SHORT TASK: Set down the data below from its first line to the line holding "const yearLabels = ['2018', '2019', '2020', ''];", inclusive; omit all pictures.

DATA PROVIDED:
▬▬▬▬▬▬

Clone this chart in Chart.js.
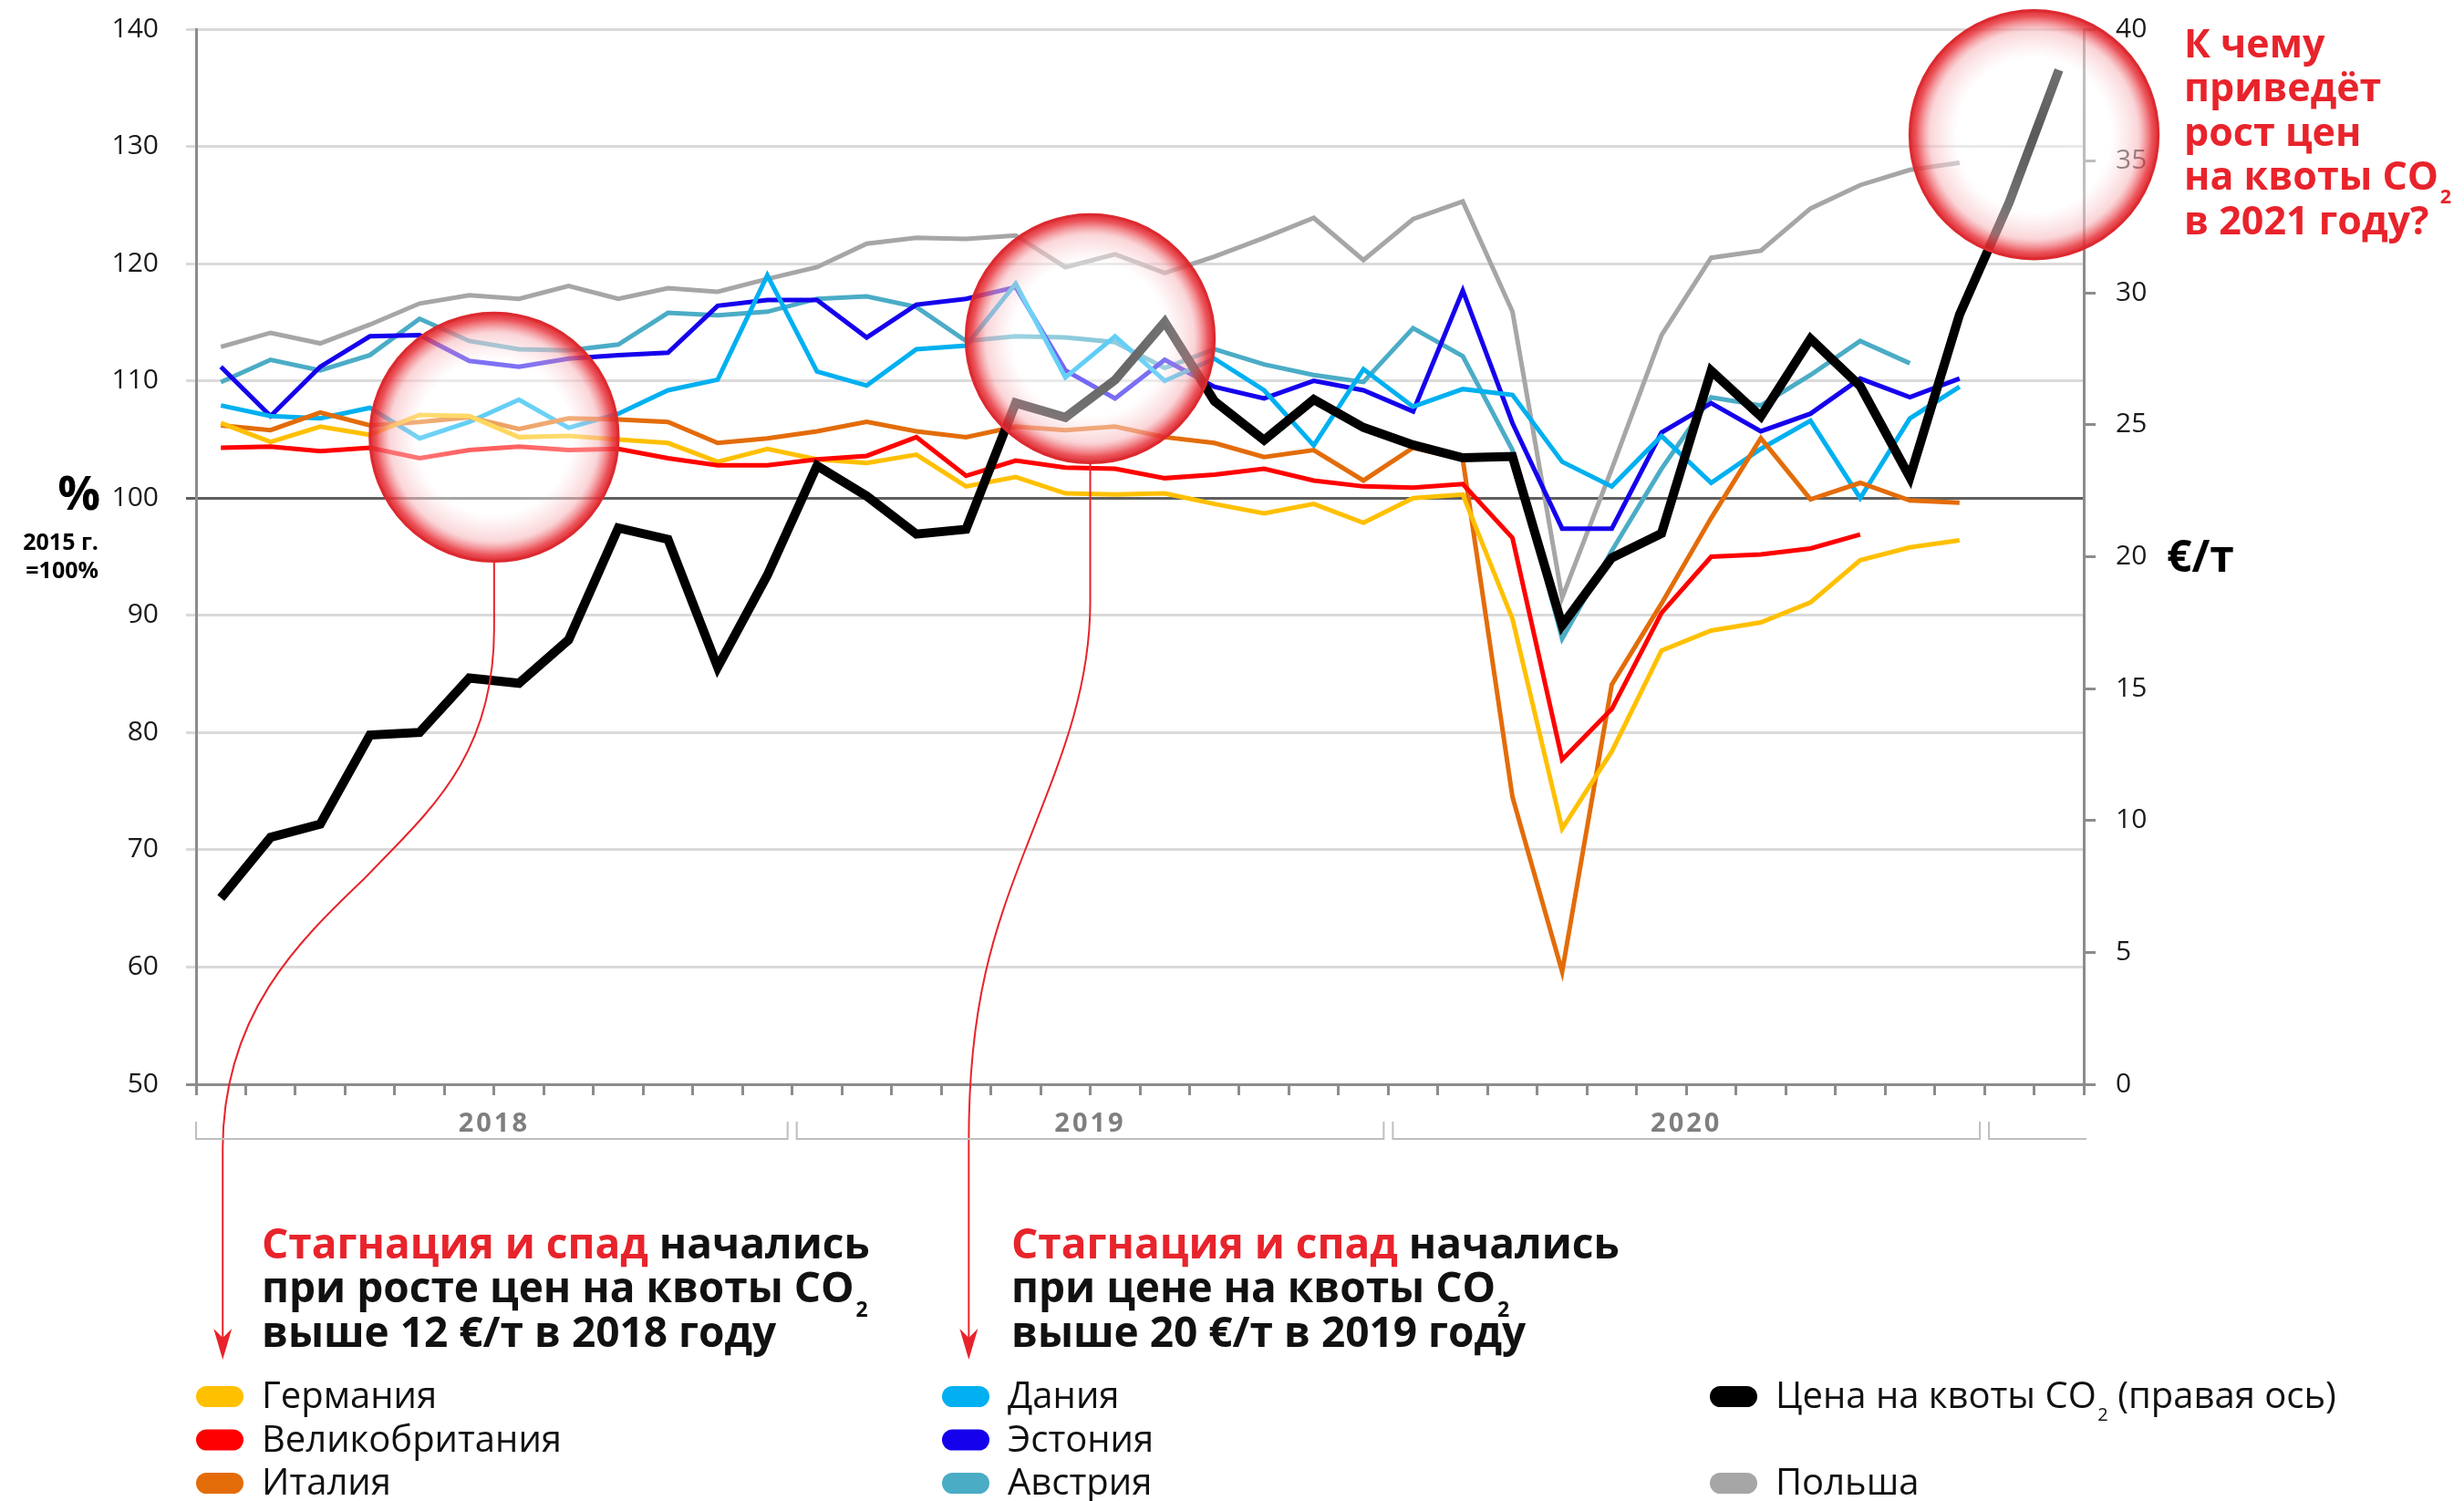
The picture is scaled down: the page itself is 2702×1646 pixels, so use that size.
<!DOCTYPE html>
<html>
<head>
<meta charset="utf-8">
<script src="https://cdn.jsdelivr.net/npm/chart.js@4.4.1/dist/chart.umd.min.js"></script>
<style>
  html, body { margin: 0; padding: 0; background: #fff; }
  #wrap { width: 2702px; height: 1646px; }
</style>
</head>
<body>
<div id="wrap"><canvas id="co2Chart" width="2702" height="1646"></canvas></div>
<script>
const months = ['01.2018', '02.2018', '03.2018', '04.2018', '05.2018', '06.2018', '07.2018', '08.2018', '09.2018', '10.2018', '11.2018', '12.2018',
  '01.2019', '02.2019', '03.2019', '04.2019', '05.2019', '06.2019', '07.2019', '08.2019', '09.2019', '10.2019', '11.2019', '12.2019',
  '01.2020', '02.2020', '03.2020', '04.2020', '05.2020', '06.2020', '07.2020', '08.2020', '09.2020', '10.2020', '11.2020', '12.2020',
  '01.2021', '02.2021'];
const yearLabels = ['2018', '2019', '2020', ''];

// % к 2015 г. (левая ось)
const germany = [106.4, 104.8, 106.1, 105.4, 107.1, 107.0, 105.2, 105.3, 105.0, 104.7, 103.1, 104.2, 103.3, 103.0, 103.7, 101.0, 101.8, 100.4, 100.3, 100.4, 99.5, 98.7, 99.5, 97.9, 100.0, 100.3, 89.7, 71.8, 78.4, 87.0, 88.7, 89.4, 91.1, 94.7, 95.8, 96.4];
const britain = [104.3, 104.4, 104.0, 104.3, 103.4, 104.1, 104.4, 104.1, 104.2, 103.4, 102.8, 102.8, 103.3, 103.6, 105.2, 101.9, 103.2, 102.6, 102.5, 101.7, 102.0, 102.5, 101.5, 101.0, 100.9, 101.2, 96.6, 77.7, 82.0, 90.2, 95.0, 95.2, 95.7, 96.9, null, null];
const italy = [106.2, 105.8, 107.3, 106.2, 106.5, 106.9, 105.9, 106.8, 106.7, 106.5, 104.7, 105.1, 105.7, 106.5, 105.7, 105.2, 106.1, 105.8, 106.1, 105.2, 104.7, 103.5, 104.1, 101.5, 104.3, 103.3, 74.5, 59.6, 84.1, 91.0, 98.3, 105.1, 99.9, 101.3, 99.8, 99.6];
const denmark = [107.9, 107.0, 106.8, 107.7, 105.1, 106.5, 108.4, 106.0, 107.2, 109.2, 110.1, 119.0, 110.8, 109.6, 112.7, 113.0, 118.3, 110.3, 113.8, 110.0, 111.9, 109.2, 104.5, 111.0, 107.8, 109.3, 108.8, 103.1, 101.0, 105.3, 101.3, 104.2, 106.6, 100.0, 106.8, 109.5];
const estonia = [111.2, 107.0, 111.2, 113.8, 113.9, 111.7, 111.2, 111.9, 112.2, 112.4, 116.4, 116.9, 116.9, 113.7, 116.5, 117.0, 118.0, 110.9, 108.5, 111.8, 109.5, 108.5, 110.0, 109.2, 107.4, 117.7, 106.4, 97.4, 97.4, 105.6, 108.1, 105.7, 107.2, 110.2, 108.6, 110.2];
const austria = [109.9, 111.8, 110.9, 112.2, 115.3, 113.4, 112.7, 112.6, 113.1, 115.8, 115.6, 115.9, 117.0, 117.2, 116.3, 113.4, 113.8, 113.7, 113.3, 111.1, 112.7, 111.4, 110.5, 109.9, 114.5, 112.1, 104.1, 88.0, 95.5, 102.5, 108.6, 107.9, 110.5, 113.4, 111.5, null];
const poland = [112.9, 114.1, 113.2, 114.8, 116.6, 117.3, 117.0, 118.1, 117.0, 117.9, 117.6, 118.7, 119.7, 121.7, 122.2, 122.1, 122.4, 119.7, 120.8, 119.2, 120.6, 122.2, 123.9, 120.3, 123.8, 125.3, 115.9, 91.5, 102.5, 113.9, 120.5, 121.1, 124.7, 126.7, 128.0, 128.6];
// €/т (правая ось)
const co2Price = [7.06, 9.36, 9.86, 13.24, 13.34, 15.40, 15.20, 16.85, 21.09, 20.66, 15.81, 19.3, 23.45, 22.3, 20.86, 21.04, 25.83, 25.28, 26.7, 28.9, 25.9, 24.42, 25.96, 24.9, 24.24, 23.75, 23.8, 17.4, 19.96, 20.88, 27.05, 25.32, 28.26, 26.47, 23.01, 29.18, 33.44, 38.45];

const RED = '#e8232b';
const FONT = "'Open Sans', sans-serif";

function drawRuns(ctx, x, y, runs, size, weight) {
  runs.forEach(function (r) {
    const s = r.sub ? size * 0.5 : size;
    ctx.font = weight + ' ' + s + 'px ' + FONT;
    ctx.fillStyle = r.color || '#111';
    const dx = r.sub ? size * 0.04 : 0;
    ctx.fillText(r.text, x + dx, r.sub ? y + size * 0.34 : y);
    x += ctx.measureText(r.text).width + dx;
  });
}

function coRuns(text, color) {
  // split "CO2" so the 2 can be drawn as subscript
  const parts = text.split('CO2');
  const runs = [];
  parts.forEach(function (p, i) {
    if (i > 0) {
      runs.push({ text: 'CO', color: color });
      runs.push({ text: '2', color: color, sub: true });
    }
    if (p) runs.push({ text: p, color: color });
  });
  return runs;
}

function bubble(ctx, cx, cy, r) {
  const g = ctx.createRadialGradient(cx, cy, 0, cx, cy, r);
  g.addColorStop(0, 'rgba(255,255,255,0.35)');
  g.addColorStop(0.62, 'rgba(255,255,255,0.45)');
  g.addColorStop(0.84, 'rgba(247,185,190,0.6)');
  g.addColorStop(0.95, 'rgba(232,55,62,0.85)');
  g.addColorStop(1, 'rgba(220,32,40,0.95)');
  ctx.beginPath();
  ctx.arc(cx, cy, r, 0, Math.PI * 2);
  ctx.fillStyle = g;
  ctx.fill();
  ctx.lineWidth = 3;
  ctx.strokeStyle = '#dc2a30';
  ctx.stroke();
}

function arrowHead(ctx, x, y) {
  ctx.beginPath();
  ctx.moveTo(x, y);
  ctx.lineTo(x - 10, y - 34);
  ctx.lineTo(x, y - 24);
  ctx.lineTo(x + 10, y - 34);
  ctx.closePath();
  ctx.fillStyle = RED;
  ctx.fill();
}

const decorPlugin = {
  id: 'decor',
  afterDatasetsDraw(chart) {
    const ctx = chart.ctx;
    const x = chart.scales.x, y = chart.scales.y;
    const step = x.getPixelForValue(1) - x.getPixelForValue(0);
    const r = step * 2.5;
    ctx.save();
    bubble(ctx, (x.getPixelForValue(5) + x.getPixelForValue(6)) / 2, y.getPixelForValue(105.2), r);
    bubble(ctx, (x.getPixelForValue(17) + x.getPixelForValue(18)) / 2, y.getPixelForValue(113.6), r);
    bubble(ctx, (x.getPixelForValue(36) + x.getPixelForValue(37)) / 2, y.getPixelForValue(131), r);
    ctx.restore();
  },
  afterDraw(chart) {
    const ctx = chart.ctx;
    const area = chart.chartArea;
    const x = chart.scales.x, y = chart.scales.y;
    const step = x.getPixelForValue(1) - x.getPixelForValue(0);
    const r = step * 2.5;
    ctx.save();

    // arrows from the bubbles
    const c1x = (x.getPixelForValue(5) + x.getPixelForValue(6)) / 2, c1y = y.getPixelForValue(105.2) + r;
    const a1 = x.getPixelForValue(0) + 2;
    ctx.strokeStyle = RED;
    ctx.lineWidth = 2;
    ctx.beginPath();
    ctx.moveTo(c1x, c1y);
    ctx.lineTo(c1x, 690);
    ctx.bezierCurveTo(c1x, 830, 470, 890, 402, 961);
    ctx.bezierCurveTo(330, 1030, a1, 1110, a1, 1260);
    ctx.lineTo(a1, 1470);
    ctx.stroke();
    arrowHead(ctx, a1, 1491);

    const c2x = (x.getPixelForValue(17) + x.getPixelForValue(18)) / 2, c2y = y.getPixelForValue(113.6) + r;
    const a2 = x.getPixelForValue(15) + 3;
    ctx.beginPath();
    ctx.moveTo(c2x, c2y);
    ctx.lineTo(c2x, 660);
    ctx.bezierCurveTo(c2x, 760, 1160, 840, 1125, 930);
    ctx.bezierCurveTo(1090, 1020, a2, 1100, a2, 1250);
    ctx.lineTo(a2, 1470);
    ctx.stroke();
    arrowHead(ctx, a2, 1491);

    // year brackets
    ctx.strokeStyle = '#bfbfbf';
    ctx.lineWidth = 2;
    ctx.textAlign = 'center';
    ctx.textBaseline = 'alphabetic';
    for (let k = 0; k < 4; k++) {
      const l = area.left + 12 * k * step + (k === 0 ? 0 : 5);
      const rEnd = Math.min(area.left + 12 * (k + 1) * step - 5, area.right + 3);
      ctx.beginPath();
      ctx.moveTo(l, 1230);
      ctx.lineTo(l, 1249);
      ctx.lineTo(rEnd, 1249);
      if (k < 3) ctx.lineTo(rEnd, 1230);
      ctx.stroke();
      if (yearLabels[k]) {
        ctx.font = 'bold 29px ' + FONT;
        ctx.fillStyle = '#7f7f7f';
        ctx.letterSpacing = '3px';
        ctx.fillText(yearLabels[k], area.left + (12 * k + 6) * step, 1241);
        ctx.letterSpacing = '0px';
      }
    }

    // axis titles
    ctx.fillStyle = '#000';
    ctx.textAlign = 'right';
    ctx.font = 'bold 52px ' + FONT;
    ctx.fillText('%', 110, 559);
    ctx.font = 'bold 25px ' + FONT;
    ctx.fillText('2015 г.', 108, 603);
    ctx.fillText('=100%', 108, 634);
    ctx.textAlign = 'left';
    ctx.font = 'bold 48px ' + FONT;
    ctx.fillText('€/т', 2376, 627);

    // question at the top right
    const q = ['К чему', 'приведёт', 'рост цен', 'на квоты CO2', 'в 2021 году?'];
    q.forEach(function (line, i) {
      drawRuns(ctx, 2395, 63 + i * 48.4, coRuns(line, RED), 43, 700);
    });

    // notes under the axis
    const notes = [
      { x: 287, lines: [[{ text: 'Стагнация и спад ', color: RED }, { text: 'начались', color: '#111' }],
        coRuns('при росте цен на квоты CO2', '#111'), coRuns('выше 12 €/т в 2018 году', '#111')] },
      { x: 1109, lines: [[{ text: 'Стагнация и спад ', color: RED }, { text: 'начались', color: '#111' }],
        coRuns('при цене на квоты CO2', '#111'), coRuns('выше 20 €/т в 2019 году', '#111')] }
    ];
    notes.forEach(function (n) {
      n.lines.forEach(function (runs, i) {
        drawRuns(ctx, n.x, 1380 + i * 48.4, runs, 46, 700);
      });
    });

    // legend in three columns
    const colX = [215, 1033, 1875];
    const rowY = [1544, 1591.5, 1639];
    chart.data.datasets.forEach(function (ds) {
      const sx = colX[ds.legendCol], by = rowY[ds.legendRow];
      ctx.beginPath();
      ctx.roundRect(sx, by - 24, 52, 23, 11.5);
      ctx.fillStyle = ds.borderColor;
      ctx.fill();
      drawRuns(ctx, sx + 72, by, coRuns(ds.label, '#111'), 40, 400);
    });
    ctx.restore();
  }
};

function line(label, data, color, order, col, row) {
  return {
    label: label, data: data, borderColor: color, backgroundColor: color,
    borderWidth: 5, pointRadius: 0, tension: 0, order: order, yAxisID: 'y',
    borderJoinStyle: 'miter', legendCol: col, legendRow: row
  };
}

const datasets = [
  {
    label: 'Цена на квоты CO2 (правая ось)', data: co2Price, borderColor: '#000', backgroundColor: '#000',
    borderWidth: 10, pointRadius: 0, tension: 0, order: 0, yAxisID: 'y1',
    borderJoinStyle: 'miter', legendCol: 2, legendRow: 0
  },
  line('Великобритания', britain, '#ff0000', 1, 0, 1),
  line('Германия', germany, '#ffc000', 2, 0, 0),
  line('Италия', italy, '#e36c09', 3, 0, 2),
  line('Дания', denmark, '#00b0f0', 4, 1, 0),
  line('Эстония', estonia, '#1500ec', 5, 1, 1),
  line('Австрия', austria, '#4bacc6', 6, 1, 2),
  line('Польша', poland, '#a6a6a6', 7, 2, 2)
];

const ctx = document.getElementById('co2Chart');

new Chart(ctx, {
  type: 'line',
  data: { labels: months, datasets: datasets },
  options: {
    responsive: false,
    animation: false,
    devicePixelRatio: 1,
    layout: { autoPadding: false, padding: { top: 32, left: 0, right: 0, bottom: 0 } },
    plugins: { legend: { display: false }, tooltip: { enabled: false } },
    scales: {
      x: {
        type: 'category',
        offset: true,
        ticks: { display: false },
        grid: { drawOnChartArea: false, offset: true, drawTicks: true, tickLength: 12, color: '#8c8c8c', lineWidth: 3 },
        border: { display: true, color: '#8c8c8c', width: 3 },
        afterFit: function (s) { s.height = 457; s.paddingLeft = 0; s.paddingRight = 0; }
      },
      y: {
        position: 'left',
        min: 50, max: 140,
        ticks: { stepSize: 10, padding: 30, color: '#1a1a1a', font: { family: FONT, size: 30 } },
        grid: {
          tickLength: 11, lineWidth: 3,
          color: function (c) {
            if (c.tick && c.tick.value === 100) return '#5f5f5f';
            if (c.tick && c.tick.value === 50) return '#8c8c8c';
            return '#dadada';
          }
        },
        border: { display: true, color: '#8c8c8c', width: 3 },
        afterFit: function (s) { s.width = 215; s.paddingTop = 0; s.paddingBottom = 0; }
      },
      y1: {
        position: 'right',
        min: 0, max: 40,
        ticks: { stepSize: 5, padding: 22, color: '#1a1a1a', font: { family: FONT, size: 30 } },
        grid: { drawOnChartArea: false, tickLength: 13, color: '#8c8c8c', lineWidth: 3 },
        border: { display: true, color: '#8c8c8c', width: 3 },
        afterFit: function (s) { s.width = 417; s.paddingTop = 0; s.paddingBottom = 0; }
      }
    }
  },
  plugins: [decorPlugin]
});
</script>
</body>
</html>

▬▬▬▬▬▬

THE RESULT:
Clone this chart in Chart.js.
The picture is scaled down: the page itself is 2702×1646 pixels, so use that size.
<!DOCTYPE html>
<html>
<head>
<meta charset="utf-8">
<script src="https://cdn.jsdelivr.net/npm/chart.js@4.4.1/dist/chart.umd.min.js"></script>
<style>
  html, body { margin: 0; padding: 0; background: #fff; }
  #wrap { width: 2702px; height: 1646px; }
</style>
</head>
<body>
<div id="wrap"><canvas id="co2Chart" width="2702" height="1646"></canvas></div>
<script>
const months = ['01.2018', '02.2018', '03.2018', '04.2018', '05.2018', '06.2018', '07.2018', '08.2018', '09.2018', '10.2018', '11.2018', '12.2018',
  '01.2019', '02.2019', '03.2019', '04.2019', '05.2019', '06.2019', '07.2019', '08.2019', '09.2019', '10.2019', '11.2019', '12.2019',
  '01.2020', '02.2020', '03.2020', '04.2020', '05.2020', '06.2020', '07.2020', '08.2020', '09.2020', '10.2020', '11.2020', '12.2020',
  '01.2021', '02.2021'];
const yearLabels = ['2018', '2019', '2020', ''];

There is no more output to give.